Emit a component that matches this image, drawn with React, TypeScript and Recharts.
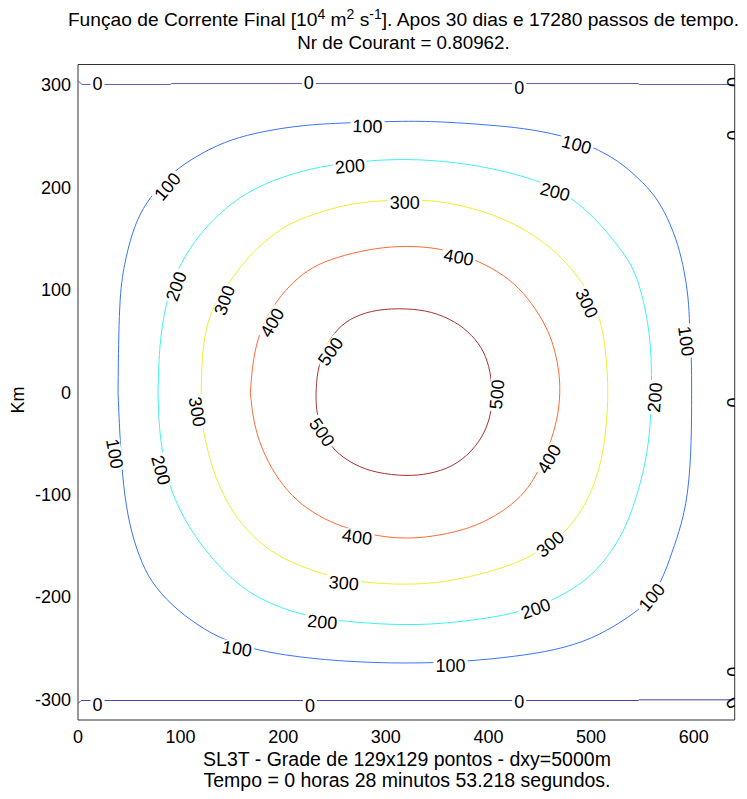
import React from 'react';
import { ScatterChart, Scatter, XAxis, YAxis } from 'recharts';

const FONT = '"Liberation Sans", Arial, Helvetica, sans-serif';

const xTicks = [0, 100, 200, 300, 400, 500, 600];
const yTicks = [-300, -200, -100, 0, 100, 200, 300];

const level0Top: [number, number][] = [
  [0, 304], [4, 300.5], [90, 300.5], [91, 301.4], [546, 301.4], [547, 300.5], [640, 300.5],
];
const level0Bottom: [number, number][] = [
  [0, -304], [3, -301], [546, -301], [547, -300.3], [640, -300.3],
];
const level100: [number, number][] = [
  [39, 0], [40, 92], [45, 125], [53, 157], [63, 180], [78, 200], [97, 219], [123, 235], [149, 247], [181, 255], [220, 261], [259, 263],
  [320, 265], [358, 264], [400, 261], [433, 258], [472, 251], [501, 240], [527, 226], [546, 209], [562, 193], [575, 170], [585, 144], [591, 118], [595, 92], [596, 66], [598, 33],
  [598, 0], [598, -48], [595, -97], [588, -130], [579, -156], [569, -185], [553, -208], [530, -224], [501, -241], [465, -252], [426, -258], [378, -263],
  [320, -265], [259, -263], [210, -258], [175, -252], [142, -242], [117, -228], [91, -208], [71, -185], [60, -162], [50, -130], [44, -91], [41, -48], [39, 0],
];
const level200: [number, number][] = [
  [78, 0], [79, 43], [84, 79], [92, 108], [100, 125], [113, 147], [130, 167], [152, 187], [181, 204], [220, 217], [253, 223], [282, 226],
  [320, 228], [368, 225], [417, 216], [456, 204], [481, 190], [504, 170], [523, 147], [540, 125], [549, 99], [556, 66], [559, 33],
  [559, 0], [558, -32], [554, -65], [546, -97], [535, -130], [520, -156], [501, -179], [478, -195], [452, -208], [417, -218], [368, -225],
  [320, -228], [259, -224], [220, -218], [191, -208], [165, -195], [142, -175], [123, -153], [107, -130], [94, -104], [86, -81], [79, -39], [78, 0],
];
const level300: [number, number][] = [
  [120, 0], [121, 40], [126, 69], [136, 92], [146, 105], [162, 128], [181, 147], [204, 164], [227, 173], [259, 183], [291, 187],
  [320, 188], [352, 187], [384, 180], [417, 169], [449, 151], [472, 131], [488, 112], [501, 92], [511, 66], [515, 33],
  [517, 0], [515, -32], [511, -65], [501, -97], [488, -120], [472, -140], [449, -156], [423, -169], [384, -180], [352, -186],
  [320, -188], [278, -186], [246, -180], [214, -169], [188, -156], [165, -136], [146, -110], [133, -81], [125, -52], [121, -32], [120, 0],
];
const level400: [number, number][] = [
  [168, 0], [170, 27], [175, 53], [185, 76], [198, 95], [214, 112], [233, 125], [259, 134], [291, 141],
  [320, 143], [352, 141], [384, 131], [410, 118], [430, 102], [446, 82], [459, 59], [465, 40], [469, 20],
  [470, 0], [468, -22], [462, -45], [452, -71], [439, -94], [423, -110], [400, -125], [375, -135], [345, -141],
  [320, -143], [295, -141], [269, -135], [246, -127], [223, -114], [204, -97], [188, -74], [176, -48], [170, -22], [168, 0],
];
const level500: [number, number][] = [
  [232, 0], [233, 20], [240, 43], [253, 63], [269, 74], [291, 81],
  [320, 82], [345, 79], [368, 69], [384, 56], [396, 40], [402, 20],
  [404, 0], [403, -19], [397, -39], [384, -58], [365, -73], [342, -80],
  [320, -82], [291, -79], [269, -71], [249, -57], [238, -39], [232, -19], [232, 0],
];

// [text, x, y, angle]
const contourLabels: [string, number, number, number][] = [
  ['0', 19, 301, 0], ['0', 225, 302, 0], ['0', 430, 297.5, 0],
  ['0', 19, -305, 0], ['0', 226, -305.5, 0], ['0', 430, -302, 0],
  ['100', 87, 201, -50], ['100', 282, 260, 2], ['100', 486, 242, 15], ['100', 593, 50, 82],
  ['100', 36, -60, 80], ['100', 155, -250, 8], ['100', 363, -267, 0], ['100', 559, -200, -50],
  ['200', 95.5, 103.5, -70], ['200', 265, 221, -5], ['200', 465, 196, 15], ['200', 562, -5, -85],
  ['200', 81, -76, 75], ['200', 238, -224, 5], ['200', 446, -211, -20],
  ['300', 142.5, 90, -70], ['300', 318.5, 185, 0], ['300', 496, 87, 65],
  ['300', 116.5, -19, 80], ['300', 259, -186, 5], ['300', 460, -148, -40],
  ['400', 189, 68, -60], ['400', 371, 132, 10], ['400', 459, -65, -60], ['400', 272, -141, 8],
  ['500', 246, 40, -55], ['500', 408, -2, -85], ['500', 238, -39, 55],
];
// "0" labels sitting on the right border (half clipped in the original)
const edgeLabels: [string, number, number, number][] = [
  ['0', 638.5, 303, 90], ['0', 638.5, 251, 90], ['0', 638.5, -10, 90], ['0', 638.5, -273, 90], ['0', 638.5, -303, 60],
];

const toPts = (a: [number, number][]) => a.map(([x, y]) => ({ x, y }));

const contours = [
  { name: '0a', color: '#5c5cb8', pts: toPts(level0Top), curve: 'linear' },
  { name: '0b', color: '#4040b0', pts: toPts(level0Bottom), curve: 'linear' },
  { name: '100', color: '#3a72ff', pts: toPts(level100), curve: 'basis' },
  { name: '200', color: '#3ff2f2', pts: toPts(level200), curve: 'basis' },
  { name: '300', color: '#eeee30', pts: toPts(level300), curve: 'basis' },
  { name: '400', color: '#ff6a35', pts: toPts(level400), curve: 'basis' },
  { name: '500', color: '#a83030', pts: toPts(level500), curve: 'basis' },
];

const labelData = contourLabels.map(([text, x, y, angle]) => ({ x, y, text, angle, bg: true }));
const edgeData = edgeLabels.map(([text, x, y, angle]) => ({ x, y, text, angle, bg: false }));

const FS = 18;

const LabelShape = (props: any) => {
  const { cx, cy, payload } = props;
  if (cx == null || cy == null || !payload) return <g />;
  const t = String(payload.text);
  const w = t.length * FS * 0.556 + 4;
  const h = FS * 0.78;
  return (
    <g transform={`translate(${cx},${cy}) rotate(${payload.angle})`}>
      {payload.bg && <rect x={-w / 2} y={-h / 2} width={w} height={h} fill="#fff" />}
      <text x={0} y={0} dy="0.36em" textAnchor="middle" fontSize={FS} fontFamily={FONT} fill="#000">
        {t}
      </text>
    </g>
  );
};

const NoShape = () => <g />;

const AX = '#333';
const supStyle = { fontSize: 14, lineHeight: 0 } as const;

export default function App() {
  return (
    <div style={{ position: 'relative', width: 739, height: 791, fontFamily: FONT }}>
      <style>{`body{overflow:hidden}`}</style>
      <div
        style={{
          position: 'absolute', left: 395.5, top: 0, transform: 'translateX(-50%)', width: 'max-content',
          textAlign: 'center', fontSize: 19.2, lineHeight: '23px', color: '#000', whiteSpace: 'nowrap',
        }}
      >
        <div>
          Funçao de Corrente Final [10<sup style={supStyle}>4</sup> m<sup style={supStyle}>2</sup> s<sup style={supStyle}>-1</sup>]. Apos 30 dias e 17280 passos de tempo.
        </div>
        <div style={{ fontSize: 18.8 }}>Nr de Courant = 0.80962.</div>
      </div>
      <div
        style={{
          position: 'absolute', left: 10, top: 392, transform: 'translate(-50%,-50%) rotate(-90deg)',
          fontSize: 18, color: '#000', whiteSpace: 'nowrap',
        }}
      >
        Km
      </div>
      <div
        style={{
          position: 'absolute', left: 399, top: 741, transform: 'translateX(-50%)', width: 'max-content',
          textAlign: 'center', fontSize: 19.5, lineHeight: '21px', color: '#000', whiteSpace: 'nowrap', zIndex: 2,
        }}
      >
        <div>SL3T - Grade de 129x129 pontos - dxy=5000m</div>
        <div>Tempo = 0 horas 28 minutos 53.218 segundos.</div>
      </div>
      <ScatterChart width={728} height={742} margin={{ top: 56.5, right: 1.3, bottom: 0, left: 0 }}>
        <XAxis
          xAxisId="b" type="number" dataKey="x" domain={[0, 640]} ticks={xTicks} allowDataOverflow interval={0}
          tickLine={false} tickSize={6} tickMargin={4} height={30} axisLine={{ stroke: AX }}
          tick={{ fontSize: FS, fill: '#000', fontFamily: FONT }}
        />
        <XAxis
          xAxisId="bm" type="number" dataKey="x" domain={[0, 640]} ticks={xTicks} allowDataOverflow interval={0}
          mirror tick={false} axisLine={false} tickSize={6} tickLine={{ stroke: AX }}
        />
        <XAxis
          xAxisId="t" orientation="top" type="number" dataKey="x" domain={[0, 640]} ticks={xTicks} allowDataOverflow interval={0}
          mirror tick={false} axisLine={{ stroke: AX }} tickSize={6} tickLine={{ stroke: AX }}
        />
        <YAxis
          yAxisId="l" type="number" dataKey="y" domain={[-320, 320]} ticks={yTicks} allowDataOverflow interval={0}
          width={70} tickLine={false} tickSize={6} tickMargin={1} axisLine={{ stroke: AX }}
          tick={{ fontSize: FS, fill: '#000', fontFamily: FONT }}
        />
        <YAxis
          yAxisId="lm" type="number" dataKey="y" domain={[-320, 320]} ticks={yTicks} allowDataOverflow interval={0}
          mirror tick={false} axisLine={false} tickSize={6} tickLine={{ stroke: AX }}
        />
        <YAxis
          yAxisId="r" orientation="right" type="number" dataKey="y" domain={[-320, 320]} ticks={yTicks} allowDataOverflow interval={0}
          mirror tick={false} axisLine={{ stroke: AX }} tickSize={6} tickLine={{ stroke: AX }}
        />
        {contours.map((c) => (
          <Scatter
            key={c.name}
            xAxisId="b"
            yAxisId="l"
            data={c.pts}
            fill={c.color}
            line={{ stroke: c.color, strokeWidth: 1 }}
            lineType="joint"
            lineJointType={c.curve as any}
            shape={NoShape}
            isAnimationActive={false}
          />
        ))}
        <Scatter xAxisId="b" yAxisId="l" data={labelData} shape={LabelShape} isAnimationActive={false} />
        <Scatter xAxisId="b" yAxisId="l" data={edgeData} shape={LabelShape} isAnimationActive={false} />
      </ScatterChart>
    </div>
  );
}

- Your objective
Would you reproduce the lines above, from the very first through the line containing "const yTicks = [-300, -200, -100, 0, 100, 200, 300];", exactly and without the pictures?

- Solution
Emit a component that matches this image, drawn with React, TypeScript and Recharts.
import React from 'react';
import { ScatterChart, Scatter, XAxis, YAxis } from 'recharts';

const FONT = '"Liberation Sans", Arial, Helvetica, sans-serif';

const xTicks = [0, 100, 200, 300, 400, 500, 600];
const yTicks = [-300, -200, -100, 0, 100, 200, 300];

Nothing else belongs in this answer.